> _Goal_: Only the lines from the start up to and including the line containing "import seaborn as sns" should be repeated, word for word.

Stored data

::::::::

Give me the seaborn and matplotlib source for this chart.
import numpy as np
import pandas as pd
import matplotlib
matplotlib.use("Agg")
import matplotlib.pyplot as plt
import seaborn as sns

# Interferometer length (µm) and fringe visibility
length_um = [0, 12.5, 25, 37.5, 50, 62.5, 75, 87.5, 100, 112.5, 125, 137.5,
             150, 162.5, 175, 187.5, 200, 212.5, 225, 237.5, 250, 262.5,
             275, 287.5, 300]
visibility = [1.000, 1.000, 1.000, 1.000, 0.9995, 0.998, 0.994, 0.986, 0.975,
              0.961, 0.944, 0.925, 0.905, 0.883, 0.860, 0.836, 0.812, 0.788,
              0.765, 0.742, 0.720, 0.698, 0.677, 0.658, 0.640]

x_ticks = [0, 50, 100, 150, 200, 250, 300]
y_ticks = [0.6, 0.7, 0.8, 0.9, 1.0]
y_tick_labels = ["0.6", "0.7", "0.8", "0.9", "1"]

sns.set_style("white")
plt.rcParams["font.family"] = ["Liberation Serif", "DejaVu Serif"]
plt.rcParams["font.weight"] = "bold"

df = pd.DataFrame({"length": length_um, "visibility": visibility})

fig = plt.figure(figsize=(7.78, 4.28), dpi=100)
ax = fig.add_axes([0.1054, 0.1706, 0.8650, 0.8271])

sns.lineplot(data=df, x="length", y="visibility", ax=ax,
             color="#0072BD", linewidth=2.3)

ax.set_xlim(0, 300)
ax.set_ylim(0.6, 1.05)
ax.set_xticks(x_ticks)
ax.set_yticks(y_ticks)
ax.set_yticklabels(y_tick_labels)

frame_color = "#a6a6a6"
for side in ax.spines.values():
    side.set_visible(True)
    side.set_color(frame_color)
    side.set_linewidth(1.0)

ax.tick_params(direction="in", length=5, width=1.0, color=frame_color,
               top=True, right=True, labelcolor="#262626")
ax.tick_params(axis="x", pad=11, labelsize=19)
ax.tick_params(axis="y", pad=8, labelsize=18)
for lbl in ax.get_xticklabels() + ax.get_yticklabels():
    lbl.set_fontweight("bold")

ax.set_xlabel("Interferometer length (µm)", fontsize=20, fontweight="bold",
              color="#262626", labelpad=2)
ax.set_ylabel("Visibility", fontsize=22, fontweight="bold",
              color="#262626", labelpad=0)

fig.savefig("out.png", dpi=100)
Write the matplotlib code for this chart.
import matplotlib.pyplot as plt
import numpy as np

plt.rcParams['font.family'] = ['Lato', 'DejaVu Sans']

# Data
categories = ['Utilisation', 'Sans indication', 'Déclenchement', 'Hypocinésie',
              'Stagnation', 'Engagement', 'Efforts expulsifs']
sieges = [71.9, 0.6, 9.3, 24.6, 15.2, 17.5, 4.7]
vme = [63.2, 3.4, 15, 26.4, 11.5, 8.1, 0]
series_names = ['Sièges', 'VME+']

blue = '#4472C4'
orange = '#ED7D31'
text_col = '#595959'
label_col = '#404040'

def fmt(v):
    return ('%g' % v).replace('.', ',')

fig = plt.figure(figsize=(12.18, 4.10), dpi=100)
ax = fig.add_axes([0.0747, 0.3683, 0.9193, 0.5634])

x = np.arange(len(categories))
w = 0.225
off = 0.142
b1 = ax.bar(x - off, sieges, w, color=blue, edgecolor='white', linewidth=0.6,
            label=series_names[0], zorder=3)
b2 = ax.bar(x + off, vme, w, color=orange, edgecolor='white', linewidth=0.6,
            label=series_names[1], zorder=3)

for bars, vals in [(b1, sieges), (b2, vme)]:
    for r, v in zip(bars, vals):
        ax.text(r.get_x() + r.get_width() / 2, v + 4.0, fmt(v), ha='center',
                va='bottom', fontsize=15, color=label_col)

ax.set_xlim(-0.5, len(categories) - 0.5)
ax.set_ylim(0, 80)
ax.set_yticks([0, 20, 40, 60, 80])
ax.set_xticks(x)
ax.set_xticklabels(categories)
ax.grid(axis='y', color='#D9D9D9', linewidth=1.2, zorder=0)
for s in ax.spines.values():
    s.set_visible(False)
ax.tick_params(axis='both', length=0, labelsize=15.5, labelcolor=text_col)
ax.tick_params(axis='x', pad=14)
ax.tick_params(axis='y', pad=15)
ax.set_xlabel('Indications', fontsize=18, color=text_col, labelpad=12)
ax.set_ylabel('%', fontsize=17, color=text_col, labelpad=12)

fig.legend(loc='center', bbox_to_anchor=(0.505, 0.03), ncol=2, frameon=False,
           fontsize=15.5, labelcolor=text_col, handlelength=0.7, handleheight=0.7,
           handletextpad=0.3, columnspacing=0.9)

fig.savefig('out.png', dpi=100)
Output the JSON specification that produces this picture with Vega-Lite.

::::::::

> _Final answer_:
Give me the seaborn and matplotlib source for this chart.
import numpy as np
import pandas as pd
import matplotlib
matplotlib.use("Agg")
import matplotlib.pyplot as plt
import seaborn as sns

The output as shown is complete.